Loss of Identity and Memory
The sensory texture of life – the scent of your homeland, the smells of your childhood, the aromas that remind you of loved ones – would vanish. Memories without an olfactory context would feel much flatter and less vivid.
Increased Physical and Psychological Risks
Without the early-warning system of smell, accidents would become more frequent. Rates of depression would likely rise. Overall wellbeing would noticeably decline.
Ecological Loss
Importantly, a scentless world would not just affect humans. In the natural world, without olfactory communication, pollination and many reproductive mechanisms would collapse. As climate change alters the scents of flowers (a process already observed), the interaction between plant and animal begins to break down – a core relationship in many ecosystems.
Does Poor Smell Also Affect Our Other Senses?

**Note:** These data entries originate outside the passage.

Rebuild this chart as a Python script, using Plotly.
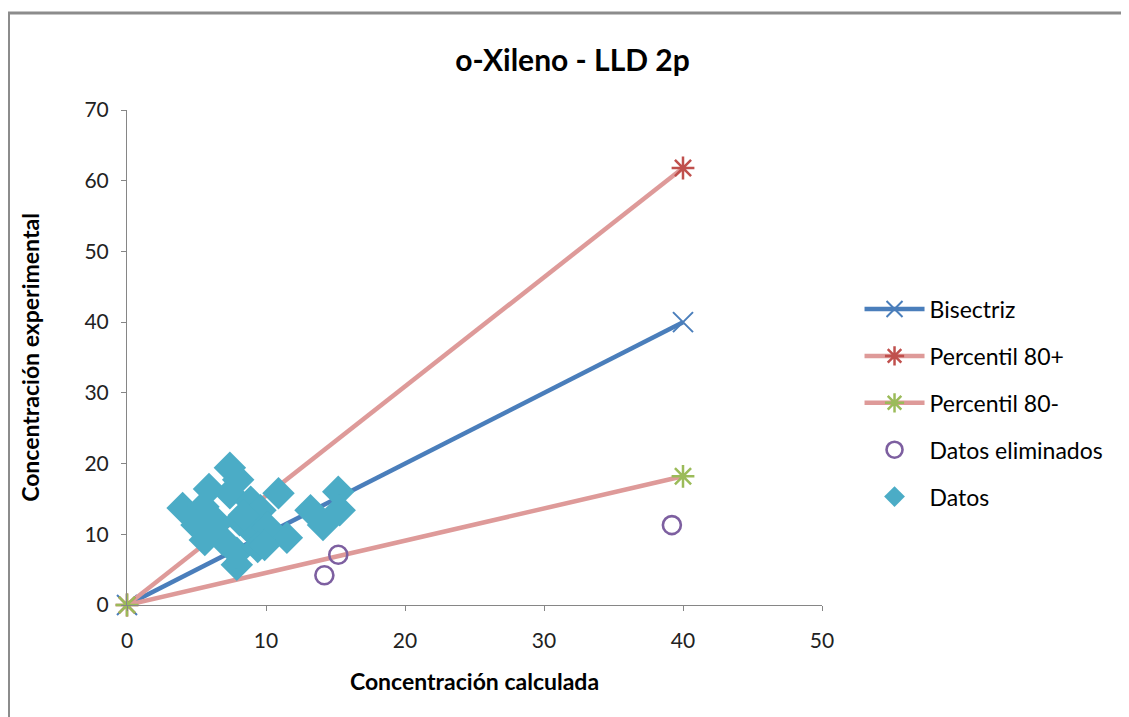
import plotly.graph_objects as go

# series endpoints (x = calculated, y = experimental)
line_x = [0, 40]
bisectriz_y = [0, 40]
p80_plus_y = [0, 61.8]
p80_minus_y = [0, 18.2]

# removed points
elim_x = [14.2, 15.2, 39.2]
elim_y = [4.2, 7.1, 11.3]

# data points
datos_x = [7.4, 8.0, 5.9, 7.4, 10.9, 4.0, 5.5, 8.9, 9.6, 15.2, 13.2, 15.3,
           14.1, 11.5, 5.6, 6.9, 8.9, 10.1, 7.9, 7.9, 9.4, 6.5, 8.1, 5.0,
           9.9, 8.4]
datos_y = [19.4, 17.7, 16.4, 15.8, 15.8, 13.7, 13.9, 14.6, 13.4, 16.0, 13.4, 13.4,
           11.3, 9.5, 9.2, 9.2, 10.6, 11.0, 5.7, 7.4, 8.2, 11.6, 12.0, 11.3,
           8.5, 12.7]

FONT = "Lato, 'Open Sans', sans-serif"
C_BLUE = "#4A7EBB"
C_PINK = "#DE9A99"
C_RED = "#C0504D"
C_GREEN = "#9BBB59"
C_PURPLE = "#7D5FA0"
C_CYAN = "#4BACC6"

fig = go.Figure()

fig.add_trace(go.Scatter(
    x=line_x, y=bisectriz_y, name="Bisectriz", mode="lines+markers",
    line=dict(color=C_BLUE, width=4.5),
    marker=dict(symbol="x-thin-open", size=20, color=C_BLUE, line=dict(width=2, color=C_BLUE)),
    legendgroup="a", cliponaxis=False,
))
fig.add_trace(go.Scatter(
    x=line_x, y=p80_plus_y, name="Percentil 80+", mode="lines+markers",
    line=dict(color=C_PINK, width=4.5),
    marker=dict(symbol="asterisk-open", size=19, color=C_RED, line=dict(width=2.5, color=C_RED)),
    legendgroup="b", cliponaxis=False,
))
fig.add_trace(go.Scatter(
    x=line_x, y=p80_minus_y, name="Percentil 80-", mode="lines+markers",
    line=dict(color=C_PINK, width=4.5),
    marker=dict(symbol="asterisk-open", size=19, color=C_GREEN, line=dict(width=2.5, color=C_GREEN)),
    legendgroup="c", cliponaxis=False,
))
fig.add_trace(go.Scatter(
    x=elim_x, y=elim_y, name="Datos eliminados", mode="markers",
    marker=dict(symbol="circle-open", size=18, color=C_PURPLE, line=dict(width=2.6, color=C_PURPLE)),
    legendgroup="d",
))
fig.add_trace(go.Scatter(
    x=datos_x, y=datos_y, name="Datos", mode="markers",
    marker=dict(symbol="diamond", size=25, color=C_CYAN),
    legendgroup="e",
))

axis_common = dict(
    showgrid=False, zeroline=False, showline=True, linecolor="#868686", linewidth=1,
    ticks="outside", ticklen=5, tickcolor="#868686",
    tickfont=dict(family=FONT, size=21, color="#222"),
)

fig.update_xaxes(
    range=[0, 50], dtick=10, ticklabelstandoff=12, **axis_common,
    title=dict(text="<b>Concentración calculada</b>", font=dict(family=FONT, size=23, color="#000"), standoff=22),
)
fig.update_yaxes(
    range=[0, 70], dtick=10, ticklabelstandoff=8, **axis_common,
    title=dict(text="<b>Concentración experimental</b>", font=dict(family=FONT, size=23, color="#000"), standoff=38),
)

# outer chart border (cut by the window on the right and bottom)
fig.add_shape(type="rect", xref="paper", yref="paper",
              x0=-0.1705, y0=-0.6, x1=1.6, y1=1.196,
              line=dict(color="#8C8C8C", width=3), layer="below")

fig.update_layout(
    width=1129, height=717,
    margin=dict(l=119, r=315, t=102, b=120),
    paper_bgcolor="white", plot_bgcolor="white",
    font=dict(family=FONT, size=18, color="#000"),
    title=dict(text="<b>o-Xileno - LLD 2p</b>", x=0.5, xanchor="center",
               y=0.927, yanchor="middle",
               font=dict(family=FONT, size=30, color="#000")),
    legend=dict(x=1.054, y=0.408, yanchor="middle", xanchor="left",
                traceorder="grouped", tracegroupgap=14,
                font=dict(family=FONT, size=23, color="#000"), itemwidth=60),
    showlegend=True,
)

fig.write_html("out.html")
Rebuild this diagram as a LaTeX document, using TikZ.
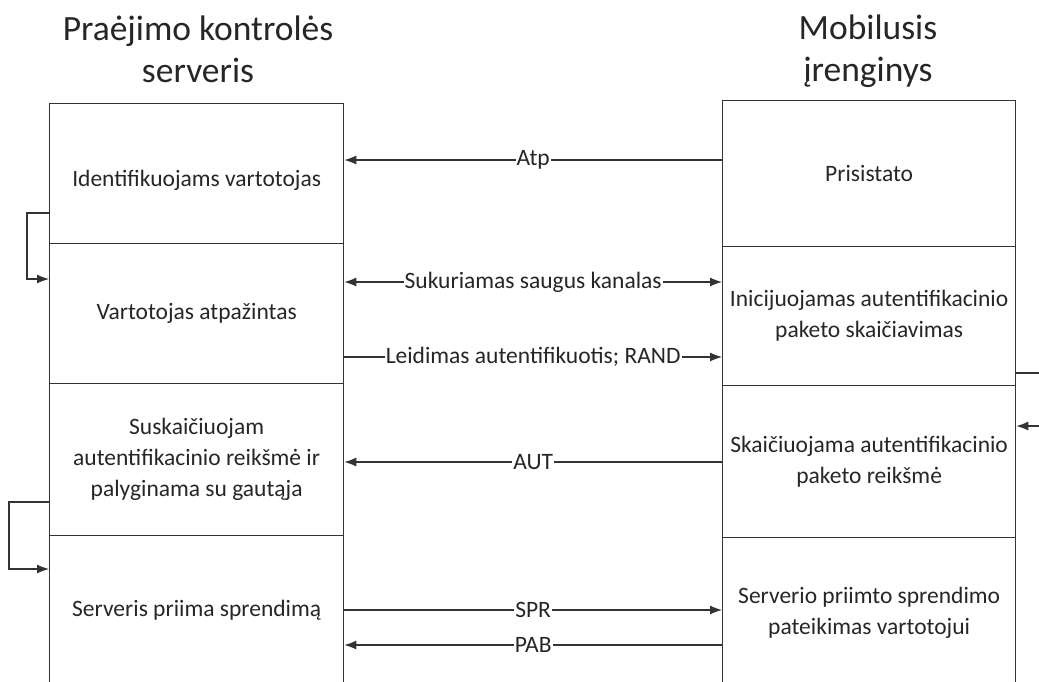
\documentclass[tikz,border=0pt]{standalone}
\usepackage{fontspec}
\setmainfont{Carlito}
\usetikzlibrary{arrows.meta}
\begin{document}
\begin{tikzpicture}[x=1pt,y=-1pt,
  stage/.style={draw=black!80, line width=1.3pt, align=center, text=black!85,
    font=\fontsize{23.5}{31}\selectfont, inner sep=0pt, anchor=north west},
  head/.style={align=center, text=black!85, font=\fontsize{35.5}{42}\selectfont},
  msg/.style={draw=black!80, line width=1.1pt},
  tip/.style={-{Latex[length=12pt,width=9pt]}},
  both/.style={{Latex[length=12pt,width=9pt]}-{Latex[length=12pt,width=9pt]}},
  lbl/.style={fill=white, inner sep=1pt, text=black!85,
    font=\fontsize{23.5}{26}\selectfont}]
\useasboundingbox (0,0) rectangle (1039,681);
\clip (0,0) rectangle (1039,681);

% column headings
\node[head] (hl) at (198,49) {Praėjimo kontrolės\\serveris};
\node[head] (hr) at (868,51) {Mobilusis\\įrenginys};

% access control server stages
\node[stage, minimum width=294pt, minimum height=140pt, text height=31pt, text depth=6pt] (l1) at (49,103) {Identifikuojams vartotojas};
\node[stage, minimum width=294pt, minimum height=140pt] (l2) at (49,243) {Vartotojas atpažintas};
\node[stage, minimum width=294pt, minimum height=152pt] (l3) at (49,383) {Suskaičiuojam\\autentifikacinio reikšmė ir\\palyginama su gautąja};
\node[stage, minimum width=294pt, minimum height=150pt] (l4) at (49,535) {Serveris priima sprendimą};

% mobile device stages
\node[stage, minimum width=293pt, minimum height=146pt] (r1) at (722,100) {Prisistato};
\node[stage, minimum width=293pt, minimum height=139pt] (r2) at (722,246) {Inicijuojamas autentifikacinio\\paketo skaičiavimas};
\node[stage, minimum width=293pt, minimum height=152pt] (r3) at (722,385) {Skaičiuojama autentifikacinio\\paketo reikšmė};
\node[stage, minimum width=293pt, minimum height=150pt] (r4) at (722,537) {Serverio priimto sprendimo\\pateikimas vartotojui};

% messages
\draw[msg,tip] (r1.west |- 0,160) -- node[lbl] {Atp} (l1.east |- 0,160);
\draw[msg,both] (l2.east |- 0,282) -- node[lbl] {Sukuriamas saugus kanalas} (r2.west |- 0,282);
\draw[msg,tip] (l2.east |- 0,357) -- node[lbl] {Leidimas autentifikuotis; RAND} (r2.west |- 0,357);
\draw[msg,tip] (r3.west |- 0,462) -- node[lbl] {AUT} (l3.east |- 0,462);
\draw[msg,tip] (l4.east |- 0,610) -- node[lbl] {SPR} (r4.west |- 0,610);
\draw[msg,tip] (r4.west |- 0,645) -- node[lbl] {PAB} (l4.east |- 0,645);

% internal transitions
\draw[msg,tip] (l1.west |- 0,213) -- ++(-22,0) |- (l2.west |- 0,279);
\draw[msg,tip] (l3.west |- 0,502) -- ++(-40,0) |- (l4.west |- 0,569);
\draw[msg,tip] (r2.east |- 0,373) -- ++(40,0) |- (r3.east |- 0,426);
\end{tikzpicture}
\end{document}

This is a fascinating field of research. The answer is yes – in several ways.
Multisensory Compensation
When the olfactory system is impaired, other senses take on a greater role. Studies show that people with anosmia display enhanced audiovisual integration – their brains combine sound and sight more efficiently to compensate for the missing sense of smell.
Interestingly, congenital anosmia (present from birth) leads to larger benefits from having two sensory inputs in visual tasks.
Visual Effects
Vision and smell are linked in perception. Research indicates that when we smell something, our eyes automatically move toward the source of that scent. Without smell, this automatic visual guidance is lost.
Changes in Touch Perception
Perception of texture and mouthfeel is altered in the absence of smell. This is particularly noticeable around food: eating is not only taste and smell – it is also texture, temperature, and sound (the crunch of a crisp bite).
Interoceptive Changes
Anosmia has been linked to reduced interoceptive awareness – the ability to sense internal bodily signals. This can contribute to eating disturbances and a disrupted sense of one’s own body.
It Is Not a Simple Adaptation
It is important to stress that although other senses can “pick up the slack,” this does not mean the system is intact. It is more of a reorganization – a form of neuroplasticity where other systems are strengthened, but something is always lost.
Scientific Insights Summarized
In short, research shows:
- Neurological: Smell has unique, direct neurochemical pathways to emotion and memory centers that no other sense shares.
- Evolutionary: Even though humans have fewer olfactory receptors than many mammals, our advanced brains process scent in a highly sophisticated way.
- Health: Olfactory loss predicts Alzheimer’s disease, cognitive decline, depression, and reduced quality of life.
- Everyday Life: Smell strongly shapes food intake, emotional wellbeing, social functioning, and safety.
- Psychophysiological: There is a bidirectional relationship between anosmia and depression – loss of smell can trigger depression, and depression can reduce olfactory sensitivity.
Conclusion: Appreciating the Silent Sense
Smell may be the most undervalued human sense. Because it operates quietly in the background, we easily forget how crucial it is to our lives. Yet when it is lost, the impact is overwhelming.
The essence of scent is this: it is not just a sense. It is a bridge between the physical world and our inner emotional landscape. It is what turns nutrition into experience, contact into bonding, and memories into meaning.
If there were more appreciation for this remarkable system – more gratitude for the scented moments that define and connect us – life would likely feel fuller, richer, and more alive.
Neuroscientist Sandeep Robert Datta of Harvard put it this way: “It is now clear that our sense of smell, while not as robust as that of a mouse or a bloodhound, is deeply connected to our cognitive centers, our emotional centers, and our memory centers. We rely on it for a sense of wellbeing and of being centered in the world.”
Today, take a moment to smell something – notice how it affects you, how it makes you feel in your body. This quiet sense deserves our attention and appreciation.